## Set task
Find each line holding "this" and copy it out.
─── Input material ───
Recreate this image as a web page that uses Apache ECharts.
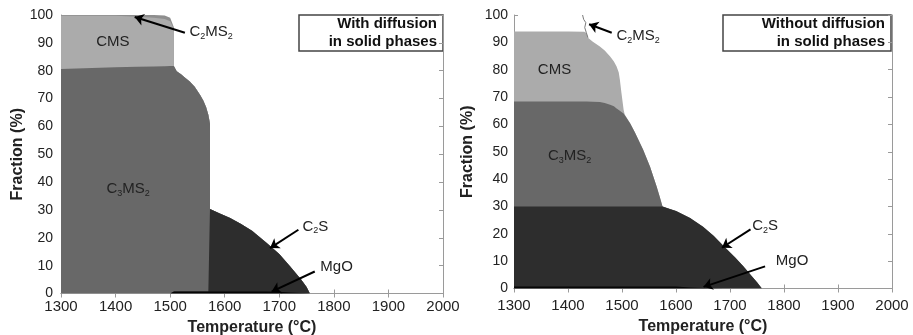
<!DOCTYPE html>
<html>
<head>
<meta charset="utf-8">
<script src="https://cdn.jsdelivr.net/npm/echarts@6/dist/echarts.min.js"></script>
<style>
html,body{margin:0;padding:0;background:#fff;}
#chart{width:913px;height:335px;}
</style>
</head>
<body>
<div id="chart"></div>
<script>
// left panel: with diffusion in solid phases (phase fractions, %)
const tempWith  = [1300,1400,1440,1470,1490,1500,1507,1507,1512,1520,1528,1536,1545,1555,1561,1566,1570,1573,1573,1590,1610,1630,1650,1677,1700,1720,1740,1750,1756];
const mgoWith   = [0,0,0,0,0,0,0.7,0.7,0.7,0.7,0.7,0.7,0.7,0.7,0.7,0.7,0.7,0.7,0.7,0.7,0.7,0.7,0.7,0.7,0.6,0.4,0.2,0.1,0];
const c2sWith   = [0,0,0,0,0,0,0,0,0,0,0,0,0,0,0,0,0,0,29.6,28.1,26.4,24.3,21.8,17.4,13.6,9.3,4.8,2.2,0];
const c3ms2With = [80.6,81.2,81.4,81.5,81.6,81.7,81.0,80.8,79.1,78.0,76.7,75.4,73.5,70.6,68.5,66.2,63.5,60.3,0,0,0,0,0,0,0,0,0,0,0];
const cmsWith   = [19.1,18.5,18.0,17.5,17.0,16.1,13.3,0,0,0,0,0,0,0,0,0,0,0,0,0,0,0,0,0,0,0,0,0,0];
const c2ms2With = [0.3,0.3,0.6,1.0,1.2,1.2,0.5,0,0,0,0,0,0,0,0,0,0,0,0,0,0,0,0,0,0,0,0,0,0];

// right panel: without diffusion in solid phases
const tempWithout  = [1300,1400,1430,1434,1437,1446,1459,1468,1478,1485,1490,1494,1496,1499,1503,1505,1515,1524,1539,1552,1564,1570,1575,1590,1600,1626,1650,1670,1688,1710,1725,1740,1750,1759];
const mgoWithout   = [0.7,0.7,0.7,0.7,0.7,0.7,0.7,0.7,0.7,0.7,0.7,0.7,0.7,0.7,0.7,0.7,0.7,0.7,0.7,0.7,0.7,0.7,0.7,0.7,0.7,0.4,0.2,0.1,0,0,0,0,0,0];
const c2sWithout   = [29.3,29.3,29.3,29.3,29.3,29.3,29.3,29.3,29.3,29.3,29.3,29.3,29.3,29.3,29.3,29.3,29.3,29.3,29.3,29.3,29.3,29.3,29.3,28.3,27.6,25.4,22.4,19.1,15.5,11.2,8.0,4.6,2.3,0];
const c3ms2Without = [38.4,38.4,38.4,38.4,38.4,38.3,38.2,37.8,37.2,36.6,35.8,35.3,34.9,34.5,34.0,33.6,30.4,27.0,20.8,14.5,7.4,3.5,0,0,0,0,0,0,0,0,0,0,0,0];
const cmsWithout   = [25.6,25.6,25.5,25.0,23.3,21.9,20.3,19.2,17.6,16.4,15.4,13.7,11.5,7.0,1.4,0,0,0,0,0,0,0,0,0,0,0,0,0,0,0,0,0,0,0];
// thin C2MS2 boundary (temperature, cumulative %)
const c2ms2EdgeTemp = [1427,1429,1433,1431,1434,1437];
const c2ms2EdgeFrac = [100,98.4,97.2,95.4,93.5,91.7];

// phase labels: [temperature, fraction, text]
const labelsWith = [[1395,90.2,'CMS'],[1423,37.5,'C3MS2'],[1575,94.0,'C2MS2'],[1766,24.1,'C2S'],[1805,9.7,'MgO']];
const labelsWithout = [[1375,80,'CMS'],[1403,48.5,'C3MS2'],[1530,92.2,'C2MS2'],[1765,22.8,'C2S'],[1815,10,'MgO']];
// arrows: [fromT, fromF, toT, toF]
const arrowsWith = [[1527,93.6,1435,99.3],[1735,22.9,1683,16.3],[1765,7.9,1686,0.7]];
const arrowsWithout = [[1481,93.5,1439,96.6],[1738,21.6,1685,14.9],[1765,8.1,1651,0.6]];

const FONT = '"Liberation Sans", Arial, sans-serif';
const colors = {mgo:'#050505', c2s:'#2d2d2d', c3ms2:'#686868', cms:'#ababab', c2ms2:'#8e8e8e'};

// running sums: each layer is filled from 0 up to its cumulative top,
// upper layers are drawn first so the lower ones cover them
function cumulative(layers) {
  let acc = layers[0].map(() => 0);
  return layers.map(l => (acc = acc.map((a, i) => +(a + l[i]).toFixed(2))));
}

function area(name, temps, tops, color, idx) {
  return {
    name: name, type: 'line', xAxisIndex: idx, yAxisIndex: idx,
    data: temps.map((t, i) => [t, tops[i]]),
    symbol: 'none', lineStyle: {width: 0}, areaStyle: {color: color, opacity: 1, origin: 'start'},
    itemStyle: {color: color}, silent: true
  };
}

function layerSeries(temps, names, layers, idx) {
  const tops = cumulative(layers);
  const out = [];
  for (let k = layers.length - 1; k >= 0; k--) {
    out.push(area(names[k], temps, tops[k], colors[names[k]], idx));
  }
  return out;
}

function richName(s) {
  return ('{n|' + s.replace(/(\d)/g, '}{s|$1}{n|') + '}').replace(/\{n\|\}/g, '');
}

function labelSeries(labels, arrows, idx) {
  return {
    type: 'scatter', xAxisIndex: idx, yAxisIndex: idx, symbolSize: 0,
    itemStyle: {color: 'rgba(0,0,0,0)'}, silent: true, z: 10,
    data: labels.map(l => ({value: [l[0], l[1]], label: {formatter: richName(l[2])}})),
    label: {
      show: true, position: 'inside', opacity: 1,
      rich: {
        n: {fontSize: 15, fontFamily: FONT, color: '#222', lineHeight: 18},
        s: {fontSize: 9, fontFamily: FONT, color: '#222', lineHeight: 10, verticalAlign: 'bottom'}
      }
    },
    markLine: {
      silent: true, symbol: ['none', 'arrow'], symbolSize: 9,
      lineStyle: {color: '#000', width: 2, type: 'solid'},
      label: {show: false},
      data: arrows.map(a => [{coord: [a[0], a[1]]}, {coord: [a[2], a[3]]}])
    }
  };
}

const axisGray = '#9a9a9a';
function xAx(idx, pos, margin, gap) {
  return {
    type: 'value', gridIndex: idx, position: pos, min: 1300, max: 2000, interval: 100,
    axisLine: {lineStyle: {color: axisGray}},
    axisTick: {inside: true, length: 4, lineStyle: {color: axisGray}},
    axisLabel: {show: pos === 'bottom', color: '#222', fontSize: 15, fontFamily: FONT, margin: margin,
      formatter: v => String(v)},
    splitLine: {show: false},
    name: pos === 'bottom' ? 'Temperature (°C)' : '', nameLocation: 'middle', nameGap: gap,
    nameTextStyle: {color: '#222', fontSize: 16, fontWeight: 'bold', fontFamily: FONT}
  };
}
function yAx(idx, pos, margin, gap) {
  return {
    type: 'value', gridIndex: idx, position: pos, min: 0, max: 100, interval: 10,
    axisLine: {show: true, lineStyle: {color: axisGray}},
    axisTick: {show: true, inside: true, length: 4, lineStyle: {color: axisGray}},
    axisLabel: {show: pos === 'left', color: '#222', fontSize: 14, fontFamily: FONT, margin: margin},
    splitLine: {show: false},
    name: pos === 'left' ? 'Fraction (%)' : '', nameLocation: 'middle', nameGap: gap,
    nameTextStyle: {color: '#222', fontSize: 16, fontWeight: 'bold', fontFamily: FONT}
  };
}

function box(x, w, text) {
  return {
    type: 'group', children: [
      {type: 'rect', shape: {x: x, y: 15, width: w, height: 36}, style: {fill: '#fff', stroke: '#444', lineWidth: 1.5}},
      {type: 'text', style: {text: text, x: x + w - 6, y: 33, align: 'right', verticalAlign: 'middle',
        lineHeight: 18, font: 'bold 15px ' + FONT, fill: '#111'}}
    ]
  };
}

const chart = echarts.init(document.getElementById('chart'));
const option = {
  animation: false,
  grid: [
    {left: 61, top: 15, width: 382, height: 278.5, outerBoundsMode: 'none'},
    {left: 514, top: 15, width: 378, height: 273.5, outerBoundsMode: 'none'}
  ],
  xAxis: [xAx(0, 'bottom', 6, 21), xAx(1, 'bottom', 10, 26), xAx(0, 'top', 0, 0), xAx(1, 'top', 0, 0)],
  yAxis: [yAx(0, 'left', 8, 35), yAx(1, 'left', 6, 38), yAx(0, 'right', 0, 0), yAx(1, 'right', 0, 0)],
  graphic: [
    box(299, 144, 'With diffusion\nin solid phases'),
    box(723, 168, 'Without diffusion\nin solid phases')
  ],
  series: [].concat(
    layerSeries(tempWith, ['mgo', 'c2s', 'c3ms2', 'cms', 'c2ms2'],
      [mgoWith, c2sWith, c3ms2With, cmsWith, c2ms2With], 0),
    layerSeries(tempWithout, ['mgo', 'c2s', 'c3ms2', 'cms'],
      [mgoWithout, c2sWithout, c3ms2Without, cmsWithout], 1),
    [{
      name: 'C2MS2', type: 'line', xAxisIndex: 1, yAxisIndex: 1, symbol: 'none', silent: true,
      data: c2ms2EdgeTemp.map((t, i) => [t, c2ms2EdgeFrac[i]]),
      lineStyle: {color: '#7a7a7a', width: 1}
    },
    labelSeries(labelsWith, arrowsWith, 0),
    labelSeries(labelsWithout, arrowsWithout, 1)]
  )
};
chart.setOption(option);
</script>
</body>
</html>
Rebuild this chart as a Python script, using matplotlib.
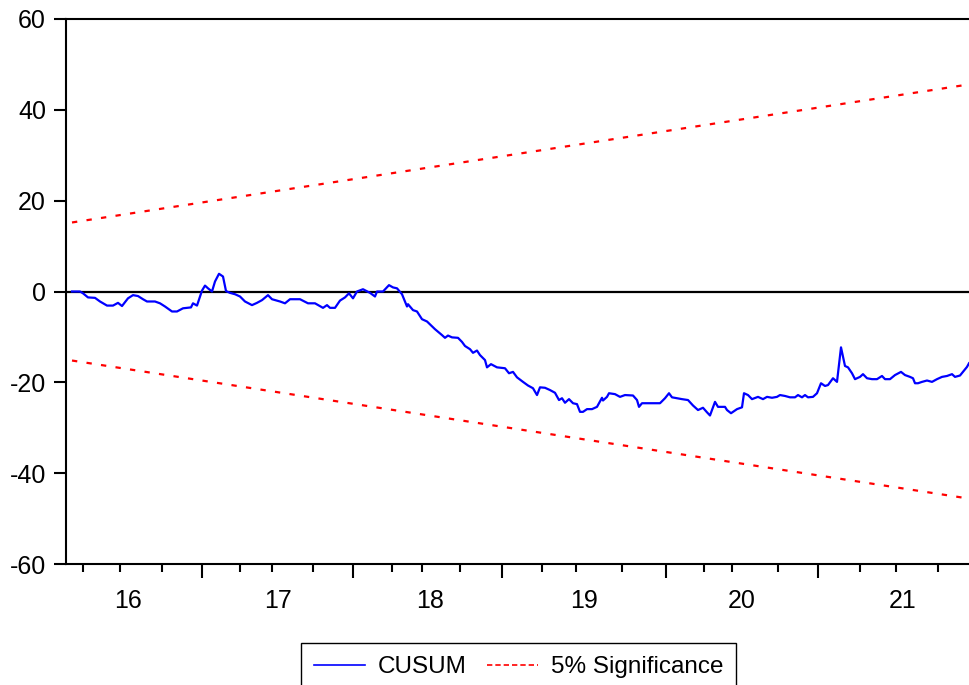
───
## Exercise solution
Recreate this image as a web page that uses Apache ECharts.
Rebuild this chart as a Python script, using matplotlib.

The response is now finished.